--- BEGIN DATASET EXTRACT ---

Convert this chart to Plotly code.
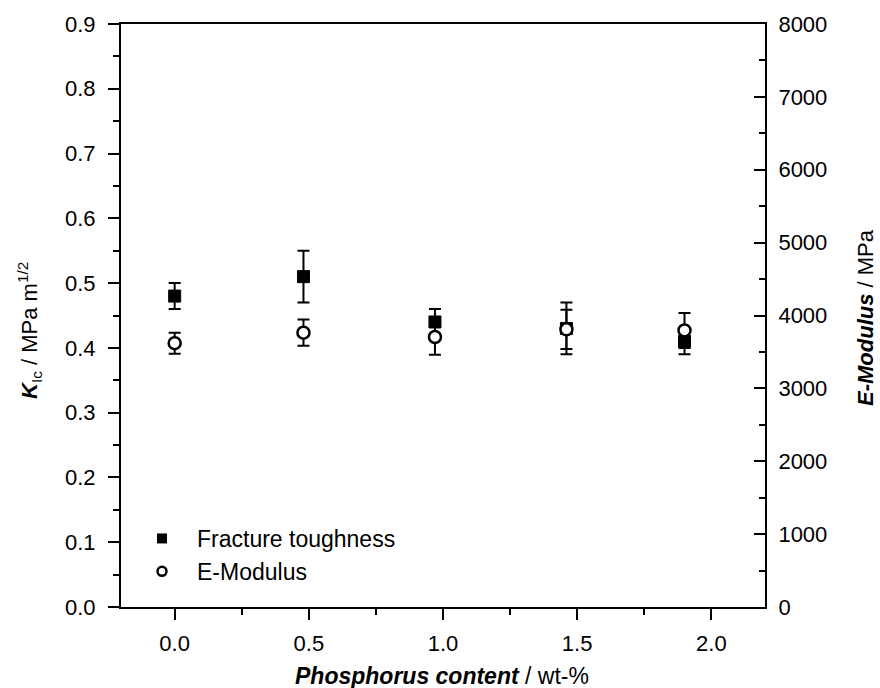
import plotly.graph_objects as go

# ---- data ----
p_content = [0.0, 0.48, 0.97, 1.46, 1.90]
k_ic = [0.48, 0.51, 0.44, 0.43, 0.41]
k_ic_err = [0.02, 0.04, 0.02, 0.04, 0.02]
e_mod = [3620, 3765, 3705, 3810, 3795]
e_mod_err = [145, 180, 245, 270, 240]

FONT = "Liberation Sans, Arial, sans-serif"
L, R, T, B = 121, 115, 24, 81
W, H = 880, 688
PW = W - L - R
PH = H - T - B

fig = go.Figure()

fig.add_trace(go.Scatter(
    x=p_content, y=k_ic, mode="markers", name="Fracture toughness", showlegend=False,
    marker=dict(symbol="square", size=12, color="black", line=dict(color="black", width=1)),
    error_y=dict(type="data", array=k_ic_err, color="black", thickness=2, width=6),
    yaxis="y",
))
fig.add_trace(go.Scatter(
    x=p_content, y=e_mod, mode="markers", name="E-Modulus", showlegend=False,
    marker=dict(symbol="circle", size=12, color="white", line=dict(color="black", width=2.5)),
    error_y=dict(type="data", array=e_mod_err, color="black", thickness=2, width=6),
    yaxis="y2",
))
# legend entries
fig.add_trace(go.Scatter(
    x=[None], y=[None], mode="markers", name="Fracture toughness",
    marker=dict(symbol="square", size=10, color="black"),
))
fig.add_trace(go.Scatter(
    x=[None], y=[None], mode="markers", name="E-Modulus",
    marker=dict(symbol="circle", size=9, color="white", line=dict(color="black", width=2.5)),
))

axis_common = dict(showgrid=False, zeroline=False, showline=True, linecolor="black",
                   linewidth=2, tickcolor="black", tickwidth=2,
                   tickfont=dict(family=FONT, size=22, color="black"))

fig.update_layout(
    width=W, height=H,
    margin=dict(l=L, r=R, t=T, b=B, pad=0),
    paper_bgcolor="white", plot_bgcolor="white",
    font=dict(family=FONT, color="black"),
    xaxis=dict(range=[-0.2, 2.2], dtick=0.5, tick0=0, tickformat=".1f", ticks="outside",
               ticklen=11, mirror=True,
               minor=dict(dtick=0.25, tick0=0, ticks="outside", ticklen=6, tickwidth=2, tickcolor="black"),
               ticklabelstandoff=5,
               **axis_common),
    yaxis=dict(range=[0, 0.9], dtick=0.1, tick0=0, tickformat=".1f", ticks="outside",
               ticklen=11,
               minor=dict(dtick=0.05, tick0=0, ticks="outside", ticklen=6, tickwidth=2, tickcolor="black"),
               ticklabelstandoff=8,
               **axis_common),
    yaxis2=dict(range=[0, 8000], dtick=1000, tick0=0, overlaying="y", side="right",
                ticks="inside", ticklen=11,
                minor=dict(dtick=500, tick0=0, ticks="inside", ticklen=6, tickwidth=2, tickcolor="black"),
                ticklabelstandoff=7,
                **axis_common),
    legend=dict(x=(127 - L) / PW, y=1 - (517 - T) / PH, xanchor="left", yanchor="top",
                bgcolor="rgba(0,0,0,0)", font=dict(family=FONT, size=23, color="black"),
                tracegroupgap=0, itemwidth=60),
    showlegend=True,
)

fig.add_annotation(
    text="<b><i>Phosphorus content</i></b> / wt-%", xref="paper", yref="paper",
    x=(442 - L) / PW, y=1 - (676 - T) / PH, showarrow=False,
    font=dict(family=FONT, size=23, color="black"), xanchor="center", yanchor="middle",
)
fig.add_annotation(
    text="<b><i>K</i></b><sub>Ic</sub> / MPa m<sup>1/2</sup>", xref="paper", yref="paper",
    x=(29 - L) / PW, y=1 - (331 - T) / PH, showarrow=False, textangle=-90,
    font=dict(family=FONT, size=22, color="black"), xanchor="center", yanchor="middle",
)
fig.add_annotation(
    text="<b><i>E-Modulus</i></b> / MPa", xref="paper", yref="paper",
    x=(865 - L) / PW, y=1 - (318 - T) / PH, showarrow=False, textangle=-90,
    font=dict(family=FONT, size=22, color="black"), xanchor="center", yanchor="middle",
)

fig.write_html("out.html")
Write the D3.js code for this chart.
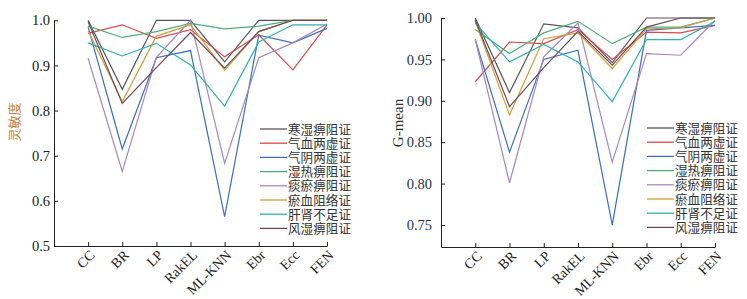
<!DOCTYPE html>
<html>
<head>
<meta charset="utf-8">
<script src="https://cdn.jsdelivr.net/npm/d3@7"></script>
<style>
  body { margin: 0; background: #fff; }
  svg { display: block; }
</style>
</head>
<body>
<svg id="chart" width="747" height="299"></svg>
<script>
// categories (methods) and series (syndromes)
const methods = ["CC", "BR", "LP", "RakEL", "ML-KNN", "Ebr", "Ecc", "FEN"];
const syndromes = ["寒湿痹阻证", "气血两虚证", "气阴两虚证", "湿热痹阻证", "痰瘀痹阻证", "瘀血阻络证", "肝肾不足证", "风湿痹阻证"];
const colors = ["#555555", "#e0474c", "#3b6fc4", "#4caf7a", "#a886c8", "#d4a037", "#2bb5b0", "#6e4a57"];

// 灵敏度 (sensitivity), one row per syndrome
const sensitivity = [
    [1.000, 0.847, 1.000, 1.000, 0.908, 1.000, 1.000, 1.000],
    [0.971, 0.990, 0.960, 0.979, 0.919, 0.968, 0.890, 0.990],
    [0.985, 0.715, 0.917, 0.933, 0.565, 0.967, 0.950, 0.982],
    [0.987, 0.962, 0.975, 0.993, 0.981, 0.987, 1.000, 1.000],
    [0.916, 0.665, 0.918, 1.000, 0.683, 0.917, 0.950, 0.992],
    [0.977, 0.820, 0.965, 0.990, 0.889, 0.975, 1.000, 1.000],
    [0.950, 0.921, 0.949, 0.901, 0.810, 0.952, 0.990, 0.990],
    [0.997, 0.816, 0.895, 0.973, 0.894, 0.975, 1.000, 1.000]
];

// G-mean, one row per syndrome
const gmean = [
    [1.000, 0.910, 0.993, 0.988, 0.946, 1.000, 1.000, 1.000],
    [0.923, 0.971, 0.969, 0.986, 0.950, 0.983, 0.982, 0.991],
    [0.974, 0.838, 0.950, 0.961, 0.750, 0.985, 0.988, 0.991],
    [0.986, 0.957, 0.982, 0.996, 0.969, 0.989, 0.989, 1.000],
    [0.974, 0.801, 0.953, 0.994, 0.826, 0.957, 0.955, 0.997],
    [0.996, 0.883, 0.975, 0.982, 0.939, 0.987, 0.988, 1.000],
    [0.994, 0.947, 0.968, 0.947, 0.899, 0.974, 0.974, 0.996],
    [0.998, 0.893, 0.940, 0.984, 0.943, 0.989, 1.000, 1.000]
];

const sensTicks = [0.5, 0.6, 0.7, 0.8, 0.9, 1.0];
const gmeanTicks = [0.75, 0.80, 0.85, 0.90, 0.95, 1.00];

const svg = d3.select("#chart");
const serif = "'Liberation Serif', 'Times New Roman', serif";
const cjk = "'Noto Sans CJK SC', sans-serif";

function drawPanel(opts) {
    const g = svg.append("g");

    // x: one empty slot before CC so the first method sits one step in
    const x = d3.scalePoint()
        .domain(["", ...methods])
        .range([opts.left, opts.right]);

    const y = d3.scaleLinear()
        .domain(opts.yDomain)
        .range([opts.bottom, opts.top]);

    // x axis
    const xAxis = g.append("g")
        .attr("transform", `translate(0, ${opts.bottom})`)
        .call(d3.axisBottom(x).tickValues(methods).tickSizeInner(-4).tickSizeOuter(0));
    xAxis.select(".domain").attr("stroke", "#222");
    xAxis.selectAll(".tick line").attr("stroke", "#222");
    xAxis.selectAll("text")
        .style("font-family", serif)
        .style("font-size", "14px")
        .attr("fill", "#222")
        .attr("text-anchor", "end")
        .attr("dy", null)
        .attr("y", 0)
        .attr("transform", "translate(7, 10) rotate(-45)");

    // y axis
    const yAxis = g.append("g")
        .attr("transform", `translate(${opts.left}, 0)`)
        .call(d3.axisLeft(y).tickValues(opts.ticks).tickFormat(d3.format(opts.fmt))
            .tickSizeInner(-4).tickSizeOuter(0).tickPadding(opts.pad));
    yAxis.select(".domain").attr("stroke", "#222");
    yAxis.selectAll(".tick line").attr("stroke", "#222");
    yAxis.selectAll("text")
        .style("font-family", serif)
        .style("font-size", "14.5px")
        .attr("fill", opts.tickColor);

    // y label
    g.append("text")
        .attr("transform", `translate(${opts.labelX}, ${opts.labelY}) rotate(-90)`)
        .attr("text-anchor", "middle")
        .style("font-family", opts.labelFont)
        .style("font-size", opts.labelSize)
        .attr("fill", opts.labelColor)
        .text(opts.label);

    // lines
    const line = d3.line()
        .x((d, i) => x(methods[i]))
        .y(d => y(d));

    opts.data.forEach((row, i) => {
        g.append("path")
            .datum(row)
            .attr("fill", "none")
            .attr("stroke", colors[i])
            .attr("stroke-width", 1.2)
            .attr("d", line);
    });

    // legend
    const legend = g.append("g")
        .attr("transform", `translate(${opts.legendX}, ${opts.legendY})`);
    syndromes.forEach((name, i) => {
        const row = legend.append("g").attr("transform", `translate(0, ${i * 14.2})`);
        row.append("line")
            .attr("x1", 0).attr("x2", 27)
            .attr("y1", 0).attr("y2", 0)
            .attr("stroke", colors[i])
            .attr("stroke-width", 1.3);
        row.append("text")
            .attr("x", 28)
            .attr("y", 4.5)
            .style("font-family", cjk)
            .style("font-size", "12.6px")
            .attr("fill", "#333")
            .text(name);
    });
}

drawPanel({
    left: 54, right: 327, top: 20.3, bottom: 246,
    yDomain: [0.5, 1.0], ticks: sensTicks, fmt: ".1f", pad: 4,
    tickColor: "#222",
    data: sensitivity,
    label: "灵敏度", labelX: 19, labelY: 122, labelFont: cjk, labelSize: "13px", labelColor: "#c8803e",
    legendX: 260, legendY: 129
});

drawPanel({
    left: 441, right: 715, top: 18, bottom: 247,
    yDomain: [0.7234, 1.0], ticks: gmeanTicks, fmt: ".2f", pad: 9,
    tickColor: "#27324d",
    data: gmean,
    label: "G-mean", labelX: 403, labelY: 123, labelFont: serif, labelSize: "15px", labelColor: "#333",
    legendX: 647, legendY: 128
});
</script>
</body>
</html>
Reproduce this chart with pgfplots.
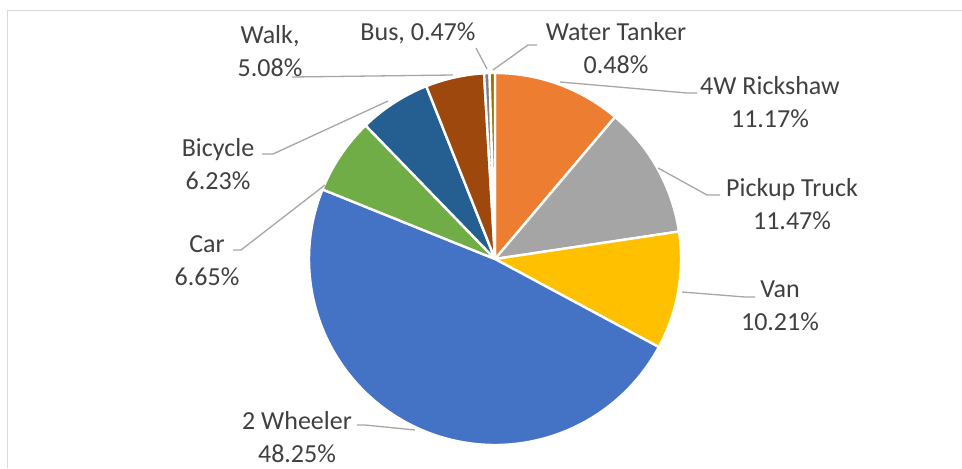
\documentclass[border=0pt]{standalone}
\usepackage{pgfplots}
\pgfplotsset{compat=1.18}
\usepackage{fontspec}
\setmainfont{Carlito}
\definecolor{c1}{HTML}{ED7D31}
\definecolor{c2}{HTML}{A5A5A5}
\definecolor{c3}{HTML}{FFC000}
\definecolor{c4}{HTML}{4472C4}
\definecolor{c5}{HTML}{70AD47}
\definecolor{c6}{HTML}{255E91}
\definecolor{c7}{HTML}{9E480E}
\definecolor{c8}{HTML}{7F7F7F}
\definecolor{c9}{HTML}{997300}
\definecolor{txt}{HTML}{404040}
\definecolor{lead}{HTML}{A6A6A6}
\definecolor{frame}{HTML}{D9D9D9}
\tikzset{lbl/.style={font=\fontsize{13}{16.5}\selectfont, text=txt, align=center, inner sep=0pt}}
\begin{document}
\begin{tikzpicture}
\begin{axis}[
  scale only axis, width=481pt, height=234pt,
  xmin=0, xmax=962, ymin=0, ymax=468,
  hide axis, clip=false,
]
% cumulative percentages (start:end) of each slice, clockwise from 12 o'clock
% 4W Rickshaw 11.17, Pickup Truck 11.47, Van 10.21, 2 Wheeler 48.25, Car 6.65,
% Bicycle 6.23, Walk 5.08, Bus 0.47, Water Tanker 0.48
\pgfplotsset{wedge/.style={draw=white, line width=1.2pt, line join=round, samples=#1}}
\addplot[fill=c1, wedge=30, domain=0:11.17]  ({495+186*sin(3.6*x)},{209+186*cos(3.6*x)}) -- (495,209) -- cycle;
\addplot[fill=c2, wedge=30, domain=11.17:22.64] ({495+186*sin(3.6*x)},{209+186*cos(3.6*x)}) -- (495,209) -- cycle;
\addplot[fill=c3, wedge=30, domain=22.64:32.85] ({495+186*sin(3.6*x)},{209+186*cos(3.6*x)}) -- (495,209) -- cycle;
\addplot[fill=c4, wedge=120, domain=32.85:81.10] ({495+186*sin(3.6*x)},{209+186*cos(3.6*x)}) -- (495,209) -- cycle;
\addplot[fill=c5, wedge=20, domain=81.10:87.75] ({495+186*sin(3.6*x)},{209+186*cos(3.6*x)}) -- (495,209) -- cycle;
\addplot[fill=c6, wedge=20, domain=87.75:93.98] ({495+186*sin(3.6*x)},{209+186*cos(3.6*x)}) -- (495,209) -- cycle;
\addplot[fill=c7, wedge=20, domain=93.98:99.06] ({495+186*sin(3.6*x)},{209+186*cos(3.6*x)}) -- (495,209) -- cycle;
\addplot[fill=c8, wedge=4, domain=99.06:99.53] ({495+186*sin(3.6*x)},{209+186*cos(3.6*x)}) -- (495,209) -- cycle;
\addplot[fill=c9, wedge=4, domain=99.53:100] ({495+186*sin(3.6*x)},{209+186*cos(3.6*x)}) -- (495,209) -- cycle;

% frame
\draw[frame, line width=0.5pt] (962,457.5) -- (7.5,457.5) -- (7.5,0);

% leader lines
\begin{scope}[lead, line width=0.65pt]
\draw (292,391) -- (453,393);
\draw (476,420) -- (487,399);
\draw (537,423) -- (528,423) -- (493,398);
\draw (697,375) -- (687,375) -- (560,386);
\draw (720,273) -- (707,273) -- (658,300);
\draw (755,171) -- (745,171) -- (682,176);
\draw (357,43) -- (365,43) -- (415,38);
\draw (233,218) -- (241,218) -- (325,283);
\draw (262,314) -- (273,314) -- (388,367);
\end{scope}

% labels
\node[lbl] at (270,417) {Walk,\\5.08\%};
\node[lbl] at (418,435) {Bus, 0.47\%};
\node[lbl] at (616,419.5) {Water Tanker\\0.48\%};
\node[lbl] at (770,366) {4W Rickshaw\\11.17\%};
\node[lbl] at (792,264) {Pickup Truck\\11.47\%};
\node[lbl] at (780,162) {Van\\10.21\%};
\node[lbl] at (297,30.5) {2 Wheeler\\48.25\%};
\node[lbl] at (207,207) {Car\\6.65\%};
\node[lbl] at (218,303.5) {Bicycle\\6.23\%};
\end{axis}
\pgfresetboundingbox
\path[use as bounding box] (current axis.south west) rectangle (current axis.north east);
\end{tikzpicture}
\end{document}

--- END DATASET EXTRACT ---

## TASK DESCRIPTION
Reproduce only the lines from the beginning of the data through the line that contains "fig = go.Figure()", both included, and please drop the pictures.

## COMPLETE ANSWER
Convert this chart to Plotly code.
import plotly.graph_objects as go

# ---- data ----
p_content = [0.0, 0.48, 0.97, 1.46, 1.90]
k_ic = [0.48, 0.51, 0.44, 0.43, 0.41]
k_ic_err = [0.02, 0.04, 0.02, 0.04, 0.02]
e_mod = [3620, 3765, 3705, 3810, 3795]
e_mod_err = [145, 180, 245, 270, 240]

FONT = "Liberation Sans, Arial, sans-serif"
L, R, T, B = 121, 115, 24, 81
W, H = 880, 688
PW = W - L - R
PH = H - T - B

fig = go.Figure()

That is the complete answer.